2.7 Solely to the extent required to ensure the legality of Restricted Transfers, in the event that the transfer of Personal Data from Controller to Recharge involves a transfer of Personal Data, that is subject to GDPR or UK GDPR, to a Restricted Country, the SCCs shall be incorporated by reference and form an integral part of this Addendum with Controller as “data exporter” and Recharge as “data importer.” For the purposes of the EU SCCs: (i) Module Two (controller to processor) terms shall apply and the module one, three and four terms shall be deleted; (ii) in Clause 9, Option 2 shall apply and the “time period” shall be 14 days; (iii) in Clause 11, the optional language shall not apply; (iv) in Clause 17 (Option 1) the EU SCCs shall be governed by Irish law; (v) in Clause 18(b), disputes shall be resolved before the courts of Ireland; (vi) Annex 1 and 3 of the EU SCCs shall be populated with the information set out in this Addendum; and (vii) Annex 2 of the EU SCCs shall be deemed to refer to the Security Measures. For the purposes of the UK SCCs: (i) the Appendices or Annexes of the UK SCCs shall be populated with the relevant information set out in this DPA; and (ii) the UK SCCs shall be governed by the laws of, and disputes shall be resolved before the courts of, England and Wales. If and to the extent the applicable SCCs conflict with any provision of this Addendum regarding the transfer of Personal Data from Customer to Recharge, the SCCs shall prevail to the extent of such conflict.
2.8 Customer acknowledges and agrees that Recharge may create and derive from Processing related to the Agreement, de-identified, anonymized and/or aggregated data that does not identify Customer or any natural person and use, publicize, or share with third parties such data to improve Recharge’s Service and for its other legitimate business purposes.
3.1. In the event of any conflict or inconsistency between the provisions of the Agreement and this Addendum, the provisions of this Addendum shall prevail. For avoidance of doubt and to the extent allowed by applicable law, any and all liability under this Addendum, including limitations thereof, will be governed by the relevant provisions of the Agreement. The Customer acknowledges and agrees that Recharge may amend this Addendum from time to time by posting the relevant amended and restated Addendum on Recharge’s website, available at https://rechargepayments.com/dpa/ and such amendments to the Addendum are effective as of the date of posting. The Customer’s continued use of the Service after the amended Addendum is posted to Recharge’s website constitutes the Customer’s agreement to, and acceptance of, the amended Addendum. If the Customer does not agree to any changes to the Addendum, the Customer should cease use of the Service immediately.
3.2. Save as specifically modified and amended in this Addendum, all of the terms, provisions and requirements contained in the Agreement shall remain in full force and effect and govern this Addendum. If any provision of the Addendum is held illegal or unenforceable in a judicial proceeding, such provision shall be severed and shall be inoperative, and the remainder of this Addendum shall remain operative and binding on the parties.

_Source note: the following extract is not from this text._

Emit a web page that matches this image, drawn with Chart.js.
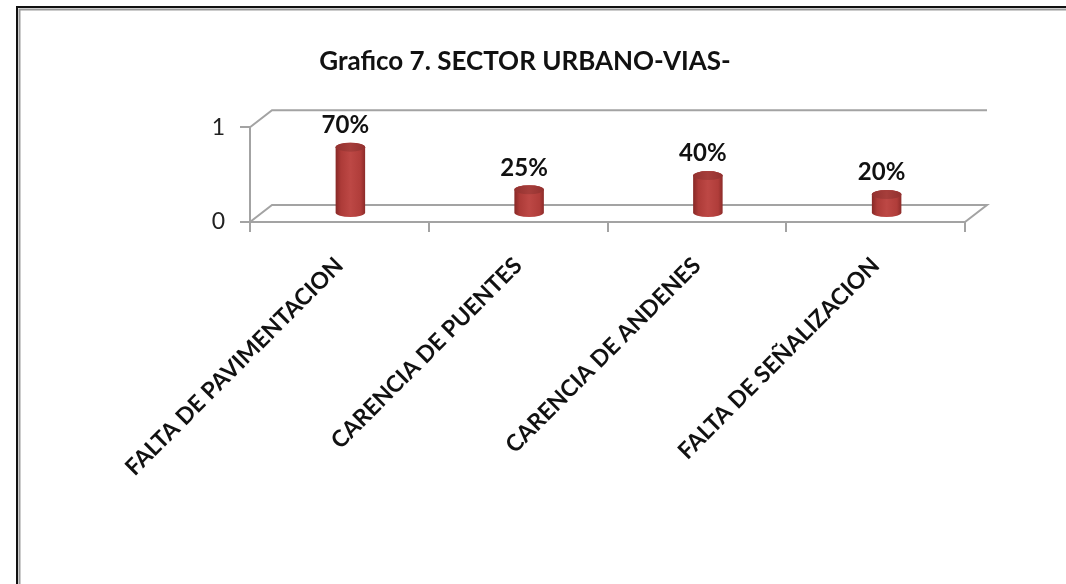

3.3. The terms of this Addendum shall be governed by and interpreted in accordance with the laws of the State of California and the laws of the United States applicable therein, without regard to principles of conflicts of laws. The parties irrevocably and unconditionally submit to the exclusive jurisdiction of the courts of the State of California with respect to any dispute or claim arising out of or in connection with this Addendum.

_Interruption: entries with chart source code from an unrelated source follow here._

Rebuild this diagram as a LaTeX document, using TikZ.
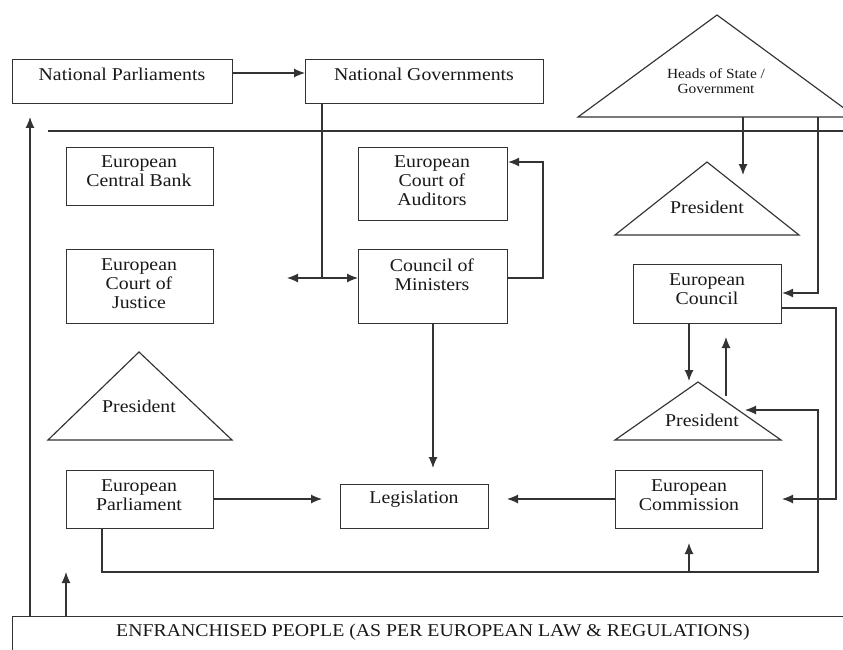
\documentclass[tikz,border=0pt]{standalone}
\usepackage{fontspec}
\setmainfont{Liberation Serif}[FakeStretch=1.1]
\usetikzlibrary{arrows.meta,calc}
\begin{document}
\begin{tikzpicture}[x=1pt,y=-1pt,
  line width=1.15pt,
  color=black!80,
  box/.style={draw=black!80, line width=1.15pt, rectangle, inner sep=0pt, anchor=north west},
  txt/.style={align=center, font=\fontsize{18}{19}\selectfont, inner sep=0pt, text=black!90},
  small/.style={align=center, font=\fontsize{14}{15}\selectfont, inner sep=0pt, text=black!90},
  arr/.style={-{Latex[length=11pt,width=9pt]}},
]
\useasboundingbox (0,0) rectangle (843,650);
\clip (0,0) rectangle (843,650);
\fill[white] (0,0) rectangle (843,650);

% boxes
\node[box, minimum width=220pt, minimum height=44pt] (np) at (12,59) {};
\node[box, minimum width=238pt, minimum height=44pt] (ng) at (305,59) {};
\node[box, minimum width=147pt, minimum height=58pt] (ecb) at (66,147) {};
\node[box, minimum width=147pt, minimum height=74pt] (ecj) at (66,249) {};
\node[box, minimum width=149pt, minimum height=73pt] (eca) at (358,147) {};
\node[box, minimum width=149pt, minimum height=74pt] (com) at (358,249) {};
\node[box, minimum width=148pt, minimum height=59pt] (ecl) at (633,264) {};
\node[box, minimum width=147pt, minimum height=58pt] (ep) at (66,470) {};
\node[box, minimum width=148pt, minimum height=44pt] (leg) at (340,484) {};
\node[box, minimum width=147pt, minimum height=58pt] (ecm) at (615,470) {};
\node[box, minimum width=860pt, minimum height=60pt] (ppl) at (12,616) {};

% texts
\node[txt] (tnp) at (122,74) {National Parliaments};
\node[txt] (tng) at (424,74) {National Governments};
\node[txt] (tecb) at (139,171) {European\\Central Bank};
\node[txt] (tecj) at (139,284) {European\\Court of\\Justice};
\node[txt] (teca) at (432,181) {European\\Court of\\Auditors};
\node[txt] (tcom) at (432,275) {Council of\\Ministers};
\node[txt] (tecl) at (707,289) {European\\Council};
\node[txt] (tep) at (139,495) {European\\Parliament};
\node[txt] (tleg) at (414,499) {Legislation};
\node[txt] (tecm) at (689,495) {European\\Commission};
\node[txt] (tppl) at (433,632) {ENFRANCHISED PEOPLE (AS PER EUROPEAN LAW \& REGULATIONS)};

% triangles
\coordinate (hA) at (717,15); \coordinate (hL) at (578,117); \coordinate (hR) at (856,117);
\draw (hL) -- (hA) -- (hR) -- cycle;
\node[small] (ths) at (716,81) {Heads of State /\\Government};

\coordinate (p1A) at (707,162); \coordinate (p1L) at (615,235); \coordinate (p1R) at (799,235);
\draw (p1L) -- (p1A) -- (p1R) -- cycle;
\node[txt] (tp1) at (707,207) {President};

\coordinate (p2A) at (698,382); \coordinate (p2L) at (615,440); \coordinate (p2R) at (781,440);
\draw (p2L) -- (p2A) -- (p2R) -- cycle;
\node[txt] (tp2) at (702,420) {President};

\coordinate (p3A) at (139,352); \coordinate (p3L) at (48,440); \coordinate (p3R) at (232,440);
\draw (p3L) -- (p3A) -- (p3R) -- cycle;
\node[txt] (tp3) at (139,406) {President};

% separator
\coordinate (s1) at (48,131); \coordinate (s2) at (843,131);
\draw (s1) -- (s2);

% connectors
\draw[arr] ($(np.north east)+(0,14)$) -- ($(ng.north west)+(0,14)$);

\coordinate (ngd) at ($(ng.south west)+(17,0)$);
\coordinate (j1) at (322,278);
\coordinate (ecjend) at (287,278);
\draw (ngd) -- (j1);
\draw[arr] (j1) -- (ecjend);
\draw[arr] (j1) -- (j1 -| com.west);

\coordinate (c1) at (543,278); \coordinate (c2) at (543,162);
\draw[arr] (j1 -| com.east) -- (c1) -- (c2) -- (c2 -| eca.east);

\coordinate (h1) at (743,117); \coordinate (h1e) at (743,175);
\draw[arr] (h1) -- (h1e);
\coordinate (h2) at (818,117); \coordinate (h2b) at (818,293);
\draw[arr] (h2) -- (h2b) -- (h2b -| ecl.east);

\coordinate (e1) at (781,308); \coordinate (e2) at (836,308); \coordinate (e3) at (836,499); \coordinate (e4) at (782,499);
\draw[arr] (e1) -- (e2) -- (e3) -- (e4);

\coordinate (d1) at (689,323); \coordinate (d2) at (689,381);
\draw[arr] (d1) -- (d2);
\coordinate (u1) at (726,396); \coordinate (u2) at (726,337);
\draw[arr] (u1) -- (u2);

\coordinate (b1) at (102,528); \coordinate (b2) at (102,572); \coordinate (b3) at (818,572); \coordinate (b4) at (818,410); \coordinate (b5) at (745,410);
\draw[arr] (b1) -- (b2) -- (b3) -- (b4) -- (b5);
\coordinate (k1) at (689,572); \coordinate (k2) at (689,543);
\draw[arr] (k1) -- (k2);

\coordinate (l1) at (322,499);
\draw[arr] (l1 -| ep.east) -- (l1);
\coordinate (m1) at (433,323); \coordinate (m2) at (433,468);
\draw[arr] (m1) -- (m2);
\coordinate (n1) at (507,499);
\draw[arr] (n1 -| ecm.west) -- (n1);

\coordinate (v1) at (30,616); \coordinate (v2) at (30,117);
\draw[arr] (v1) -- (v2);
\coordinate (w1) at (66,616); \coordinate (w2) at (66,572);
\draw[arr] (w1) -- (w2);
\end{tikzpicture}
\end{document}
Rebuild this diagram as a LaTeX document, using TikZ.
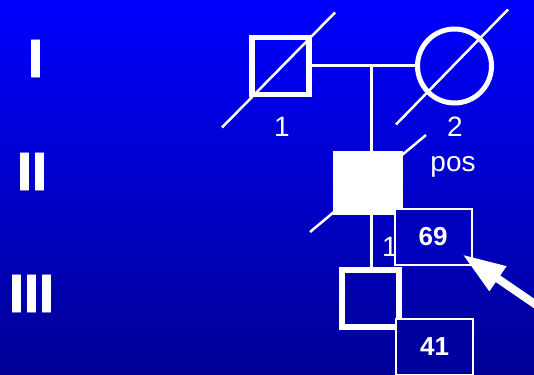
\documentclass[tikz,border=0pt]{standalone}
\usepackage{fontspec}
\setmainfont{Liberation Sans}
\newfontfamily\genfont[FakeBold=1.5]{Liberation Sans Bold}
\usetikzlibrary{positioning,arrows.meta,calc}
\definecolor{bgtop}{RGB}{0,0,255}
\definecolor{bgbot}{RGB}{0,0,150}
\definecolor{boxmid}{RGB}{0,0,189}
\definecolor{boxlow}{RGB}{0,0,158}
\tikzset{
  gen/.style={text=white, font=\fontsize{54}{54}\genfont, inner sep=0pt},
  male/.style={draw=white, line width=5.5pt, minimum size=57pt, inner sep=0pt},
  female/.style={circle, draw=white, line width=5pt, minimum size=74pt, inner sep=0pt},
  aff/.style={fill=white, minimum width=70pt, minimum height=64pt, inner sep=0pt},
  lbl/.style={text=white, font=\fontsize{28}{28}\selectfont, inner sep=0pt},
  age/.style={draw=white, line width=2pt, text=white, font=\fontsize{26}{26}\selectfont\bfseries, minimum width=77pt, minimum height=56pt, inner sep=0pt},
  dl/.style={white, line width=2.5pt},
  ln/.style={white, line width=3pt},
  pt/.style={white, line width=8pt, -{Triangle[length=43pt,width=28pt]}},
}
\begin{document}
\begin{tikzpicture}[x=1pt, y=-1pt]
\shade[top color=bgtop, bottom color=bgbot] (0,0) rectangle (534,374);
\useasboundingbox (0,0) rectangle (534,374);
\clip (0,0) rectangle (534,374);

% generations
\node[gen] (g1) at (35.5,58.5) {I};
\node[gen] (g2) at (32,171.5) {II};
\node[gen] (g3) at (31.5,293.5) {III};

% parents
\node[male] (fa) at (280.5,66) {};
\node[female] (mo) at (454.5,66) {};
\draw[dl] ($(fa.center)+(-58.5,61.5)$) -- ++(113,-115);
\draw[dl] ($(mo.center)+(-58.5,58.5)$) -- ++(112,-115);
\node[lbl] (n1) at (282,127) {1};
\node[lbl] (n2) at (455,127) {2};
\node[lbl] (pos) at (453,167) {pos};
\draw[ln] (fa.east) -- (mo.west);
\coordinate (mid) at (371,66);

% index case
\node[aff] (ii) at (368,183) {};
\draw[dl] ($(ii.center)+(-58,49)$) -- ++(116,-97);
\draw[ln] (mid) -- (mid |- ii.north);
\node[lbl] (n3) at (390,247) {1};
\node[age, fill=boxmid] (b69) at (433,236.5) {69};

% child
\node[male] (ch) at (370.5,298.5) {};
\draw[ln] (ii.south -| mid) -- (mid |- ch.north);
\node[age, fill=boxlow] (b41) at (434.5,346.5) {41};

\coordinate (tail) at (548,313);
\draw[pt] (tail) -- ($(b69.south east)+(-10,-11)$);
\end{tikzpicture}
\end{document}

Appendix 1 – Data Processing Details
This Appendix includes certain details of the Processing of Personal Data: (i) as required by Article 28(3) of the GDPR; and (ii) where applicable, to populate Appendix 1 to the Standard Contractual Clauses.
Recharge’s activities and purpose of the Processing
Recharge provides a subscriptions management platform.
Subject matter and duration of the Processing of Personal Data
The subject matter and duration of the Processing of Personal Data as part of the Service under the Agreement. Start date is the date Personal Data is first processed by Processor. End date is the date of termination or expiry of the Agreement. The frequency of the processing is continual and ongoing during the term of the Agreement.
The nature and purpose of the Processing of Personal Data
The processing of certain Personal Data by the Processor on behalf of the Controller in relation to allowing access of the Controller’s users to the Processor’s subscriptions management platform.
The categories of Personal Data to be Processed
Personal Data that Recharge receives as described at: https://rechargepayments.com/privacy-policy/.
The categories of Data Subjects to whom Personal Data relates
- Data Subjects about whom Recharge collects Personal Data in its provision of Service as a Processor, including Customer’s customers.
- Data Subjects about whom Personal Data is transferred to Recharge in connection with its Service as a Processor by, at the direction of, or on behalf of Customer, including Customer’s customers.
Appendix 2 – Security Measures
As from the effective date of the Addendum, Recharge will implement and maintain the security measures set out in this Appendix 2 (“Security Measures”).
- Physical Access Control: Recharge shall take reasonable measures to prevent physical access by unauthorized persons to facilities where Personal Data is processed. Safeguards implemented at data processing facilities are controlled by third-party vendors and may include security personnel, alarm systems, access control systems, and video/CCTV surveillance.
- System Access Control: Recharge shall take reasonable measures to prevent unauthorized access to systems processing Personal Data. Safeguards implemented may include multi-factor authentication, change management processes, and system-level logging.
- Data Access Control: Recharge shall take reasonable measures to allow for Personal Data to be accessed and/or managed by authorized personnel only and protect against Personal Data being read, modified, or removed without authorization.
- Transmission Control: Recharge shall take reasonable measures to prevent the disclosure of Personal Data during transmission. Safeguards implemented will include encryption over public networks.
- Data Availability Control: Recharge shall take reasonable measures to protect against accidental destruction or loss of Personal Data. Safeguards implemented may include regular backups of Personal Data, restoration testing of Personal Data backups, replication of Personal Data backups across multiple sites, and disaster recovery plans.
- Data Segregation Control: Recharge shall take reasonable measures to segregate Personal Data on a per customer basis. Safeguards implemented may include application-level controls for logical separation of Personal Data.
Recharge may update or modify such Security Measures from time to time, provided that such updates and modifications do not materially decrease the overall security of the Service.